Guest commentary
Odd meanings of common words
A commentary by James D. Berkley, Special to The Layman, November 14, 2011
Related article
Contradictions: An analysis of the Covenant Network’s ‘Guidelines for Examination of Church Officers’
By Viola Larson
Naming His Grace blog
A recent Layman article about the Covenant Network’s conference revealed how helpful a glossary would be to delineate the peculiar Covenant Network meaning of specific words that have other accepted meanings in general usage. Here are a couple of words that need redefinition whenever they are used by the Covenant Network.
Reconciliation: The new meaning means requiring that everyone practice what Covenant Network advocates. Although Christians have universally believed and practiced a Biblical morality for 2,000 years, now that the Presbyterian Church (USA) has deviated from the norm, every Presbyterian must immediately embrace and celebrate this reversal that the Covenant Network has wrought. Doing so will make them “reconciled.”
However, should a teaching elder or ministry candidate indicate unwillingness to be forced into such ungodly complicity, that person must not be allowed to serve.
Although Covenant Network themed its conference “Reconciling Voices, Visions, Vocations,” reconciliation seemed pretty much aimed in one direction. In fact, Covenant Network’s peculiar idea that reconciliation equals rejection was made clear in its paper “Guidelines for Examination of Church Officers.” The paper concludes that
… the pastor who officiates at an ordination thereby performs a ministerial act that is required by the constitution (not a discretionary one), and the act of officiating indicates neither approval nor disapproval of the congregation’s choice of leaders and council’s approval of them. This point pertains primarily to pastors, who must officiate at child baptisms, ordination and installation of church leaders, and the like. While candidates who cannot agree to perform such functions in conformity with Presbyterian polity may be fine Christians, they may not be ordained or installed in the PCUSA [emphasis added].
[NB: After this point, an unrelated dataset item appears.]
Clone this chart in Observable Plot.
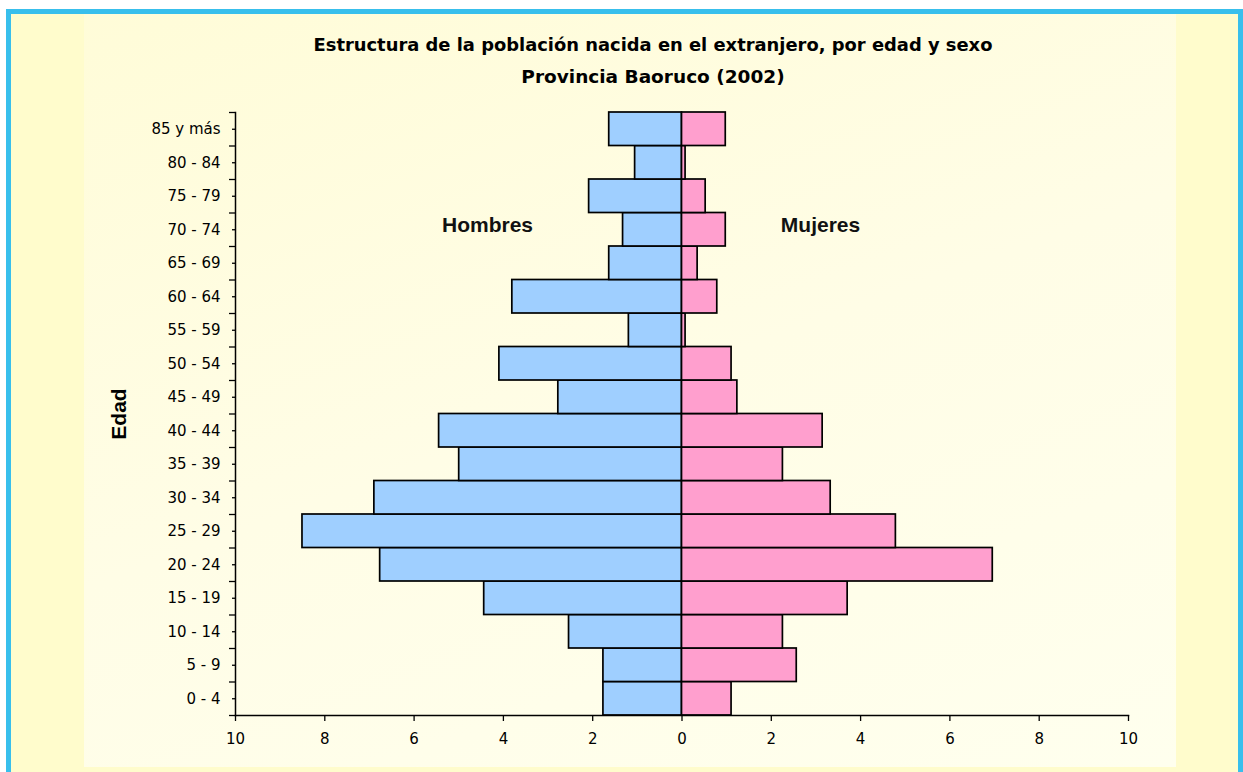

In other words, if the Covenant Network interpretation is followed, one who will not ordain practicing homosexual persons cannot be ordained to ministry or installed into a new call. Reconciliation must mean thoroughly culling from ministry anyone continuing to uphold Biblical sexual standards.
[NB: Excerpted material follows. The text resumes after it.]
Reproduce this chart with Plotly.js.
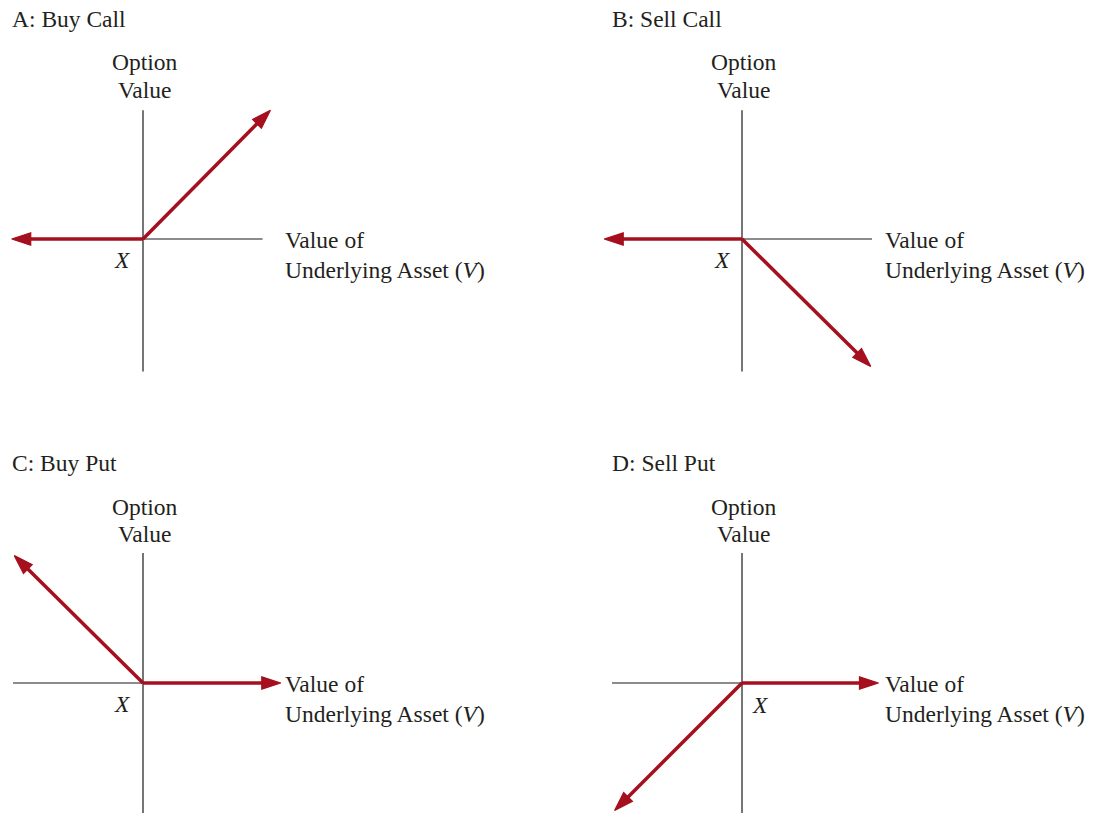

Dialogue: It simply means listening to what Covenant Network has to say ad nauseam, without equal attention and weight being given to the withering logic of counter arguments. The dia in dialogue is meant to refer to two, as in two points of view interacting. But dialogue with the Covenant Network means being subjected over and over again to the shallow, illogical, unbiblical, and emotional monologue of those intent on promoting all things homosexual.
Covenant Network is regularly calling for more dialogue, but this has not meant honest give and take. What Covenant Network means is subjecting everyone to unceasing propaganda about homosexuality. The arguments are not made logically, the points are not backed up Biblically, and the conclusions are not theologically defensible, but that matters not. What is important in such dialogue is for the gay message to be spoken over and over again.
When truly fine minds such as Robert Gagnon or Mateen Elass take pains to engage liberal spokespersons point by point, they are able to absolutely dismantle the liberals’ reckless premises and assertions. If the exchange were truly a dialogue, then Covenant Network types would need to concede that they had been proven demonstrably in error.
But dialogue for the Covenant Network doesn’t work that way. The leaders and spokespersons simply ignore superior counter arguments and go their merry way, repeating thoroughly discredited assertions as if they retained any intellectual or theological merit. Dialogue doesn’t include listening to, weighing and responding to devastating critiques. Dialogue to the Covenant Network means mindlessly pressing the agenda of its disproved assertions as if they were solid fact. Dialogue really means propaganda.
There are other words, such as faithful or Biblical or love or truth that remain to be added to the Covenant Network glossary. That is a task for another day.